The Fourth Kind
Spanish producer WLDV was first brought to our attention via his excellent edits of classic dark alternative club tracks, from artists as diverse as Psychic TV, Linea Aspera, Armageddon Dildos and Switchblade Symphone amongst many others. His original productions often fall into the giallo disco category, plying the darker, horror soundtrack oriented side of electronic dance music. New EP The Fourth Kind for Aspecto Humano still has those earmarks but falls closer to the body music and electro-darkwave sounds of his DJ edits. “Master of Disguise” makes good use of a thudding kick-snare pattern and gated pad to back up a simple repeating synthline; it’s still cinematic, but reads more as a vintage low budget science fiction a la Cyborg than say, a classic Mario Bava joint. “La Herencia” comes out strong with a big new beat bassline, working it to the bone before bringing in more layers of synthesized orchestration and samples for the track’s latter half. The final two tracks show some subtle shading in approach with “Rigor Mortis” taking the route of big arpeggios and pulsing bass akin to the more tasteful side of retro-synthwave, while “Vomit and Vibrations” has the more atmospheric side of the sound down via its spookier sound design, although the rhythm track never strays far from the heart of the composition. Its solid instrumental synth music that shows some understanding of the ways that specific forms and genres can be played off one another.
Send Angels Here
The world is awash in lo-fi goth bands who call back to the first wave of goth rock, perhaps at least in part to make a virtue of some of their technical shortcomings.
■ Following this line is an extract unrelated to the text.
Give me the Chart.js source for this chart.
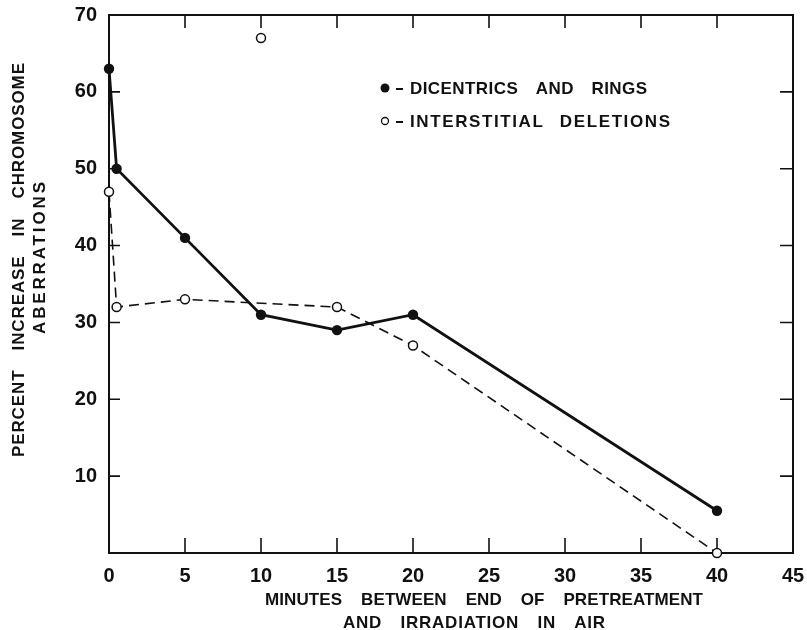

And while Portland’s Nightsister certainly fit the lo-fi goth bill, there’s far less hoary nostalgia in the sort of sounds they’re mining on new EP Send Angels Here. A good portion of this brief, 13-minute release smears itself in pastel dream-pop, finding a suspension between colour and shadow which isn’t too far off from Drab Majesty. But elsewhere, as on the spiky “28” and “Rust”, it’s a bouncy and frothy mix of darkwave and synthpop which swishes about the more stoic and dark pillars of the tunes. In those tracks, and really the EP as a whole, Nightsister do a great job of recognizing which elements are best suited to a muffled and cryptic register, and which deserve a clear and bright spotlight being shone upon them. The shuffling up of that interplay from track to track means that the band’s aesthetic stays fresh throughout (okay, that’s not so hard when we’re talking about something this short), and both the ambience and the hooks stick with the listener well after Send Angels Here finishes.